Para trabalhar a transformação do ponto de vista de Jack, o diretor Lenny Abrahamson cria toda a narrativa visual em cima disso. O quarto é filmado com planos profundos. Apesar de ser um espaço minúsculo, é um universo para o menino. Fazer com que as coisas fiquem fora de foco cria a perspectiva de que o quarto é imenso. As lentes usadas são mais fechadas, assim cada canto parece uma parte diferente de um universo maior. O espectador o recebe como um mundo, mesmo que o compreenda além disso. À medida em que Jack assimila a grandiosidade do mundo real e a pequenez do quarto, as lente ganham em ângulo e os focos se abrem. A visão do espectador passa a ver o mundo filmado assim como Jack começa a entender que precisa ver as coisas em um escopo maior. Isso leva para a última cena do filme, que fecha este ciclo de transição junto com a análise de mundo que a obra propõe.
A direção de arte é fundamental para isso também. O quarto, por menor que seja, precisa ter sinal de sete anos de vida enclausurada ali. Muito da história de Jack e Joy lá dentro é perceptível pelos detalhes escondidos através daquele pequeno ambiente.

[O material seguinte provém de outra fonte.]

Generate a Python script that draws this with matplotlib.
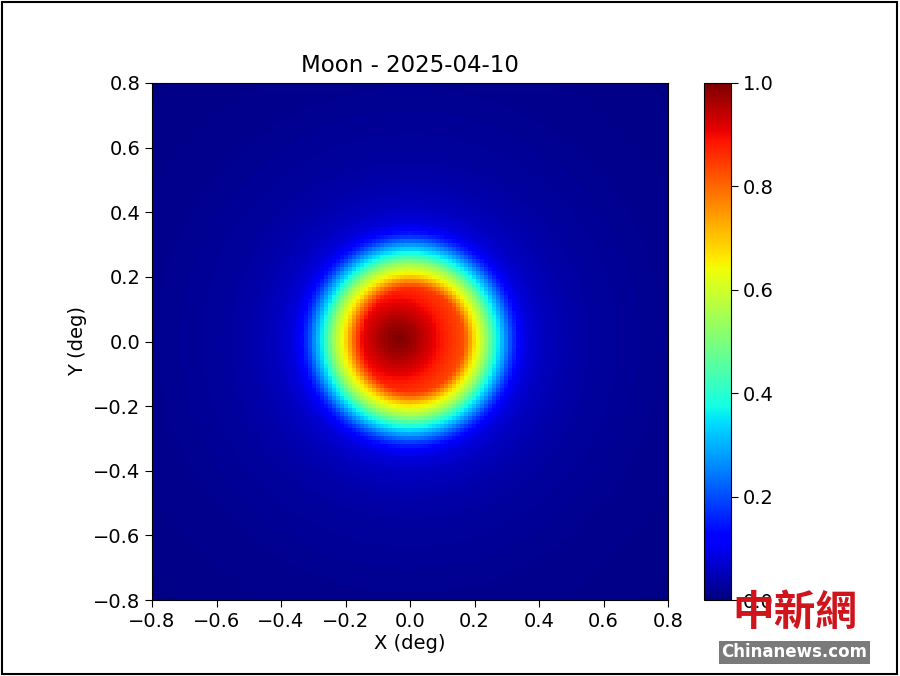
import numpy as np
import matplotlib
matplotlib.use("Agg")
import matplotlib.pyplot as plt
from matplotlib.patches import Rectangle

# Radial brightness profile of the lunar disk
edge_radius = [0.00, 0.13, 0.15, 0.175, 0.20, 0.235, 0.265, 0.295, 0.32, 0.345, 0.37, 0.42, 0.50, 0.60, 0.80, 1.20]
edge_value = [1.00, 1.00, 0.90, 0.80, 0.68, 0.55, 0.40, 0.28, 0.18, 0.11, 0.08, 0.055, 0.038, 0.026, 0.015, 0.005]
edge_center = (0.0, 0.005)

# Inner (core) brightness profile, core slightly left of disk centre
core_radius = [0.00, 0.05, 0.10, 0.15, 0.20, 0.30]
core_value = [1.00, 0.97, 0.92, 0.87, 0.83, 0.80]
core_center = (-0.035, 0.01)

n_pix = 129
extent = [-0.8, 0.8, -0.8, 0.8]
cbar_ticks = [0.0, 0.2, 0.4, 0.6, 0.8, 1.0]
axis_ticks = [-0.8, -0.6, -0.4, -0.2, 0.0, 0.2, 0.4, 0.6, 0.8]

xs = np.linspace(extent[0], extent[1], n_pix)
ys = np.linspace(extent[2], extent[3], n_pix)
X, Y = np.meshgrid(xs, ys)
r1 = np.hypot(X - edge_center[0], Y - edge_center[1])
r2 = np.hypot(X - core_center[0], Y - core_center[1])
img = np.minimum(np.interp(r1, edge_radius, edge_value),
                 np.interp(r2, core_radius, core_value))

fig = plt.figure(figsize=(9, 6.76), dpi=100)
ax = fig.add_axes([152/900, 76/676, 516/900, 517/676])
cax = fig.add_axes([704/900, 76/676, 27/900, 517/676])

im = ax.imshow(img, cmap="jet", vmin=0, vmax=1, origin="lower",
               extent=extent, interpolation="nearest", aspect="auto")
ax.set_xticks(axis_ticks)
ax.set_yticks(axis_ticks)
ax.tick_params(labelsize=14, length=5)
ax.set_xlabel("X (deg)", fontsize=14, labelpad=2)
ax.set_ylabel("Y (deg)", fontsize=14, labelpad=4)
ax.set_title("Moon - 2025-04-10", fontsize=16.5, pad=8)

cb = fig.colorbar(im, cax=cax, ticks=cbar_ticks)
cb.ax.tick_params(labelsize=14, length=5)

# figure frame
fig.add_artist(Rectangle((2/900, 2/676), 895/900, 672/676, transform=fig.transFigure,
                         fill=False, edgecolor="black", linewidth=1.5))

# watermark
fig.text(795/900, 1 - 613/676, "中新網", color="#d0141c", fontsize=30, fontweight="bold",
         ha="center", va="center", family=["Noto Sans CJK TC", "DejaVu Sans"])
fig.text(794/900, 1 - 652/676, "Chinanews.com", color="white", fontsize=12, fontweight="bold",
         ha="center", va="center", family=["DejaVu Sans"],
         bbox=dict(boxstyle="square,pad=0.15", facecolor="#7a7a7a", edgecolor="none"))

fig.savefig("out.png", dpi=100)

Sem contar que o planejamento de filmagem com certeza precisou que o set fosse desmontável em todas as partes para que a câmera pudesse se meter nos cantos mais apertados. O mundo do lado de fora também reflete essa riqueza de detalhe. Mesmo que certas características não sejam ditas ou explicadas elas podem ser compreendidas apenas pela atenção aos detalhes do cenário, dos figurinos e da maquiagem.
Com uma trama tão extrema dentro de uma situação de desespero específica, seria fácil cair no melodrama. Por mais que a situação seja de fato melodramática, seguir o ponto de vista de Jack dá certa leveza para o filme. Principalmente porque o compositor Stephen Rennicks não preenche as cenas com músicas tristes. Elas envolvem, na maioria, pequenos toques de instrumentos que remetem a músicas infantis. Não é uma exploração do drama, mas uma reflexão sobre as pessoas. O filme sabe disso, por isso não se dispõe a fazer chorar, mesmo que faça por conta da honestidade.
A Brie Larson é uma potência de interpretação. Tantas coisas podem ser absorvidas apenas por olhar para ela em cena. Antes mesmo que ela fale sobre o mundo exterior pela primeira vez com Jack, é possível ver no rosto dela o momento em que ela toma esta decisão. O que pode ser muito assustador em um filme como esse, porque o desespero dela ultrapassa as barreiras da tela e toma conta da plateia. É preciso dar destaque para a participação de Joan Allen, que comove com a quantidade de amor que ela insere na avó de Jack. Do resto do elenco, só vale mencionar o crime incompreensível de colocar um grande ator como o William H. Macy em pouco mais de cinco minutos de filme. Se é que ele aparece por tanto tempo.
O Quarto de Jack entraria facilmente na lista dos melhores filmes de 2015 se tivesse sido lançado durante o ano. Infelizmente, é apenas a grande surpresa entre os filmes que concorrem a melhores do ano enquanto estreia atrasado com todos os holofotes voltados para o grande favorito. Merece mais atenção de quem quer que vá para os cinemas.